» **TASK BRIEF**: Leave out the pictures and repeat everything else in the records exactly.

** begin RECORDS TO PROCESS **

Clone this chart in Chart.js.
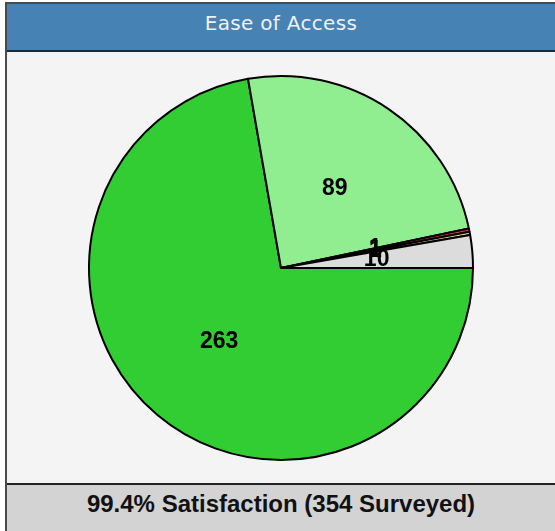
<!DOCTYPE html>
<html>
<head>
<meta charset="utf-8">
<script src="https://cdn.jsdelivr.net/npm/chart.js@4/dist/chart.umd.min.js"></script>
<style>
  html, body { margin: 0; padding: 0; background: #ffffff; }
  #wrap { position: absolute; left: 5px; top: 2px; width: 550px; height: 529px;
          border-left: 2px solid #4a4a4a; border-top: 2px solid #4a4a4a; background: #f4f4f4; }
  #title { position: absolute; left: 0; top: 0; width: 548px; height: 46px; background: #4682b4;
           border-bottom: 2px solid #1c2a36; color: #f0f0f0; font-family: "DejaVu Sans", Verdana, sans-serif;
           font-size: 20px; font-weight: normal; line-height: 38px; text-align: center; letter-spacing: 0.3px; }
  #chartbox { position: absolute; left: 0; top: 48px; width: 548px; height: 431px; }
  #footer { position: absolute; left: 0; top: 479px; width: 548px; height: 46px; background: #d3d3d3;
            border-top: 2px solid #222; border-bottom: 2px solid #888; font-family: "Liberation Sans", Arial, sans-serif;
            font-weight: bold; font-size: 24px; line-height: 38px; text-align: center; color: #111; }
</style>
</head>
<body>
<div id="wrap">
  <div id="title">Ease of Access</div>
  <div id="chartbox"><canvas id="c"></canvas></div>
  <div id="footer">99.4% Satisfaction (354 Surveyed)</div>
</div>
<script>
const categories = ["Very Easy", "Easy", "Difficult", "Very Difficult", "N/A"];
const values = [263, 89, 1, 1, 10];
const colors = ["#32cd32", "#90ee90", "#e8383d", "#e8dcaa", "#dcdcdc"];

const labelPlugin = {
  id: "sliceLabels",
  afterDatasetsDraw(chart) {
    const ctx = chart.ctx;
    const meta = chart.getDatasetMeta(0);
    ctx.save();
    ctx.font = "bold 23px 'Liberation Sans', Arial, sans-serif";
    ctx.fillStyle = "#000";
    ctx.textAlign = "center";
    ctx.textBaseline = "middle";
    meta.data.forEach((arc, i) => {
      const p = arc.getCenterPoint();
      ctx.fillText(String(values[i]), p.x, p.y);
    });
    ctx.restore();
  }
};

new Chart(document.getElementById("c"), {
  type: "pie",
  data: {
    labels: categories,
    datasets: [{
      data: values,
      backgroundColor: colors,
      borderColor: "#000",
      borderWidth: 2
    }]
  },
  options: {
    responsive: true,
    maintainAspectRatio: false,
    animation: false,
    rotation: 90,
    layout: { padding: { top: 23, bottom: 22, left: 0, right: 0 } },
    plugins: { legend: { display: false }, tooltip: { enabled: false }, title: { display: false } }
  },
  plugins: [labelPlugin]
});
</script>
</body>
</html>
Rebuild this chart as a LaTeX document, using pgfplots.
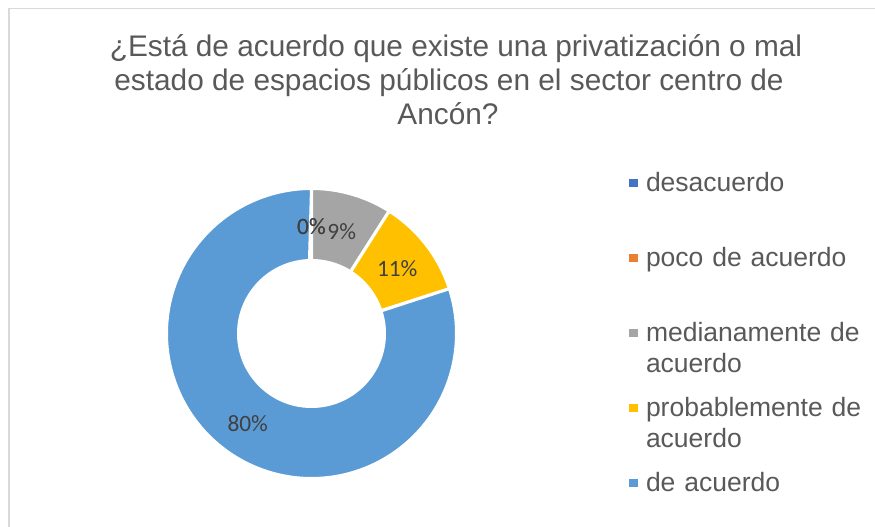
\documentclass[border=0pt]{standalone}
\usepackage{pgfplots}
\pgfplotsset{compat=1.18}
\usepackage{fontspec}
\setmainfont{Liberation Sans}
\newfontfamily\labelfont{Carlito}
\definecolor{cA}{HTML}{4472C4}
\definecolor{cB}{HTML}{ED7D31}
\definecolor{cC}{HTML}{A5A5A5}
\definecolor{cD}{HTML}{FFC000}
\definecolor{cE}{HTML}{5B9BD5}
\definecolor{txt}{HTML}{595959}
\definecolor{lbl}{HTML}{404040}
\definecolor{frm}{HTML}{D9D9D9}

% donut slice: colour, cumulative start (%), value (%)
\newcommand{\slice}[3]{%
  \addplot[fill=#1, draw=white, line width=3pt, domain=0:2, samples=361, variable=\t]
  ({311.5 + ((\t<=1)?145:73)*cos((\t<=1)?(90-3.6*#2-3.6*#3*\t):(90-3.6*(#2+#3)+3.6*#3*(\t-1)))},
   {193.5 + ((\t<=1)?145:73)*sin((\t<=1)?(90-3.6*#2-3.6*#3*\t):(90-3.6*(#2+#3)+3.6*#3*(\t-1)))}) -- cycle;
}
% data label: cumulative start (%), value (%)
\newcommand{\plabel}[2]{%
  \node[font=\labelfont\fontsize{23.4}{28}\selectfont, text=lbl, inner sep=0pt, anchor=center]
    at (axis cs:{311.5+108.5*cos(90-3.6*(#1+#2/2))},{191.5+108.5*sin(90-3.6*(#1+#2/2))}) {#2\%};
}

\begin{document}
\begin{tikzpicture}
\useasboundingbox (0,0) rectangle (875pt,527pt);
\begin{axis}[
  scale only axis, width=875pt, height=527pt,
  xmin=0, xmax=875, ymin=0, ymax=527,
  hide axis, clip=false,
  legend cell align=left,
  legend style={draw=none, fill=none, at={(axis cs:629.3,354.3)}, anchor=north west,
    inner sep=0pt, outer sep=0pt, row sep=50pt, column sep=8.3pt,
    nodes={inner sep=0pt, text=txt, font=\fontsize{26.5}{30.5}\selectfont,
      text width=225pt, align=left, text height=19pt, text depth=6pt, anchor=base west}},
  legend image code/.code={\fill[#1, draw=none] (0pt,4.3pt) rectangle (8.4pt,12.7pt);},
]
\draw[frm, line width=1.2pt] (axis cs:9,0) -- (axis cs:9,518.5) -- (axis cs:875,518.5);

\slice{cA}{0}{0}
\addlegendentry{desacuerdo}
\slice{cB}{0}{0}
\addlegendentry{poco de acuerdo}
\slice{cC}{0}{9}
\addlegendentry{medianamente de\\acuerdo}
\slice{cD}{9}{11}
\addlegendentry{probablemente de\\acuerdo}
\slice{cE}{20}{80}
\addlegendentry{de acuerdo}

\plabel{0}{0}
\plabel{0}{0}
\plabel{0}{9}
\plabel{9}{11}
\plabel{20}{80}

\node[text=txt, font=\fontsize{29.8}{34}\selectfont, anchor=base, inner sep=0pt] at (axis cs:456,470) {¿Está de acuerdo que existe una privatización o mal};
\node[text=txt, font=\fontsize{29.8}{34}\selectfont, anchor=base, inner sep=0pt] at (axis cs:449,436) {estado de espacios públicos en el sector centro de};
\node[text=txt, font=\fontsize{29.8}{34}\selectfont, anchor=base, inner sep=0pt] at (axis cs:448,402) {Ancón?};
\end{axis}
\end{tikzpicture}
\end{document}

** end RECORDS TO PROCESS **

» **COMPLETE ANSWER**:
Clone this chart in Chart.js.
<!DOCTYPE html>
<html>
<head>
<meta charset="utf-8">
<script src="https://cdn.jsdelivr.net/npm/chart.js@4/dist/chart.umd.min.js"></script>
<style>
  html, body { margin: 0; padding: 0; background: #ffffff; }
  #wrap { position: absolute; left: 5px; top: 2px; width: 550px; height: 529px;
          border-left: 2px solid #4a4a4a; border-top: 2px solid #4a4a4a; background: #f4f4f4; }
  #title { position: absolute; left: 0; top: 0; width: 548px; height: 46px; background: #4682b4;
           border-bottom: 2px solid #1c2a36; color: #f0f0f0; font-family: "DejaVu Sans", Verdana, sans-serif;
           font-size: 20px; font-weight: normal; line-height: 38px; text-align: center; letter-spacing: 0.3px; }
  #chartbox { position: absolute; left: 0; top: 48px; width: 548px; height: 431px; }
  #footer { position: absolute; left: 0; top: 479px; width: 548px; height: 46px; background: #d3d3d3;
            border-top: 2px solid #222; border-bottom: 2px solid #888; font-family: "Liberation Sans", Arial, sans-serif;
            font-weight: bold; font-size: 24px; line-height: 38px; text-align: center; color: #111; }
</style>
</head>
<body>
<div id="wrap">
  <div id="title">Ease of Access</div>
  <div id="chartbox"><canvas id="c"></canvas></div>
  <div id="footer">99.4% Satisfaction (354 Surveyed)</div>
</div>
<script>
const categories = ["Very Easy", "Easy", "Difficult", "Very Difficult", "N/A"];
const values = [263, 89, 1, 1, 10];
const colors = ["#32cd32", "#90ee90", "#e8383d", "#e8dcaa", "#dcdcdc"];

const labelPlugin = {
  id: "sliceLabels",
  afterDatasetsDraw(chart) {
    const ctx = chart.ctx;
    const meta = chart.getDatasetMeta(0);
    ctx.save();
    ctx.font = "bold 23px 'Liberation Sans', Arial, sans-serif";
    ctx.fillStyle = "#000";
    ctx.textAlign = "center";
    ctx.textBaseline = "middle";
    meta.data.forEach((arc, i) => {
      const p = arc.getCenterPoint();
      ctx.fillText(String(values[i]), p.x, p.y);
    });
    ctx.restore();
  }
};

new Chart(document.getElementById("c"), {
  type: "pie",
  data: {
    labels: categories,
    datasets: [{
      data: values,
      backgroundColor: colors,
      borderColor: "#000",
      borderWidth: 2
    }]
  },
  options: {
    responsive: true,
    maintainAspectRatio: false,
    animation: false,
    rotation: 90,
    layout: { padding: { top: 23, bottom: 22, left: 0, right: 0 } },
    plugins: { legend: { display: false }, tooltip: { enabled: false }, title: { display: false } }
  },
  plugins: [labelPlugin]
});
</script>
</body>
</html>
Rebuild this chart as a LaTeX document, using pgfplots.
\documentclass[border=0pt]{standalone}
\usepackage{pgfplots}
\pgfplotsset{compat=1.18}
\usepackage{fontspec}
\setmainfont{Liberation Sans}
\newfontfamily\labelfont{Carlito}
\definecolor{cA}{HTML}{4472C4}
\definecolor{cB}{HTML}{ED7D31}
\definecolor{cC}{HTML}{A5A5A5}
\definecolor{cD}{HTML}{FFC000}
\definecolor{cE}{HTML}{5B9BD5}
\definecolor{txt}{HTML}{595959}
\definecolor{lbl}{HTML}{404040}
\definecolor{frm}{HTML}{D9D9D9}

% donut slice: colour, cumulative start (%), value (%)
\newcommand{\slice}[3]{%
  \addplot[fill=#1, draw=white, line width=3pt, domain=0:2, samples=361, variable=\t]
  ({311.5 + ((\t<=1)?145:73)*cos((\t<=1)?(90-3.6*#2-3.6*#3*\t):(90-3.6*(#2+#3)+3.6*#3*(\t-1)))},
   {193.5 + ((\t<=1)?145:73)*sin((\t<=1)?(90-3.6*#2-3.6*#3*\t):(90-3.6*(#2+#3)+3.6*#3*(\t-1)))}) -- cycle;
}
% data label: cumulative start (%), value (%)
\newcommand{\plabel}[2]{%
  \node[font=\labelfont\fontsize{23.4}{28}\selectfont, text=lbl, inner sep=0pt, anchor=center]
    at (axis cs:{311.5+108.5*cos(90-3.6*(#1+#2/2))},{191.5+108.5*sin(90-3.6*(#1+#2/2))}) {#2\%};
}

\begin{document}
\begin{tikzpicture}
\useasboundingbox (0,0) rectangle (875pt,527pt);
\begin{axis}[
  scale only axis, width=875pt, height=527pt,
  xmin=0, xmax=875, ymin=0, ymax=527,
  hide axis, clip=false,
  legend cell align=left,
  legend style={draw=none, fill=none, at={(axis cs:629.3,354.3)}, anchor=north west,
    inner sep=0pt, outer sep=0pt, row sep=50pt, column sep=8.3pt,
    nodes={inner sep=0pt, text=txt, font=\fontsize{26.5}{30.5}\selectfont,
      text width=225pt, align=left, text height=19pt, text depth=6pt, anchor=base west}},
  legend image code/.code={\fill[#1, draw=none] (0pt,4.3pt) rectangle (8.4pt,12.7pt);},
]
\draw[frm, line width=1.2pt] (axis cs:9,0) -- (axis cs:9,518.5) -- (axis cs:875,518.5);

\slice{cA}{0}{0}
\addlegendentry{desacuerdo}
\slice{cB}{0}{0}
\addlegendentry{poco de acuerdo}
\slice{cC}{0}{9}
\addlegendentry{medianamente de\\acuerdo}
\slice{cD}{9}{11}
\addlegendentry{probablemente de\\acuerdo}
\slice{cE}{20}{80}
\addlegendentry{de acuerdo}

\plabel{0}{0}
\plabel{0}{0}
\plabel{0}{9}
\plabel{9}{11}
\plabel{20}{80}

\node[text=txt, font=\fontsize{29.8}{34}\selectfont, anchor=base, inner sep=0pt] at (axis cs:456,470) {¿Está de acuerdo que existe una privatización o mal};
\node[text=txt, font=\fontsize{29.8}{34}\selectfont, anchor=base, inner sep=0pt] at (axis cs:449,436) {estado de espacios públicos en el sector centro de};
\node[text=txt, font=\fontsize{29.8}{34}\selectfont, anchor=base, inner sep=0pt] at (axis cs:448,402) {Ancón?};
\end{axis}
\end{tikzpicture}
\end{document}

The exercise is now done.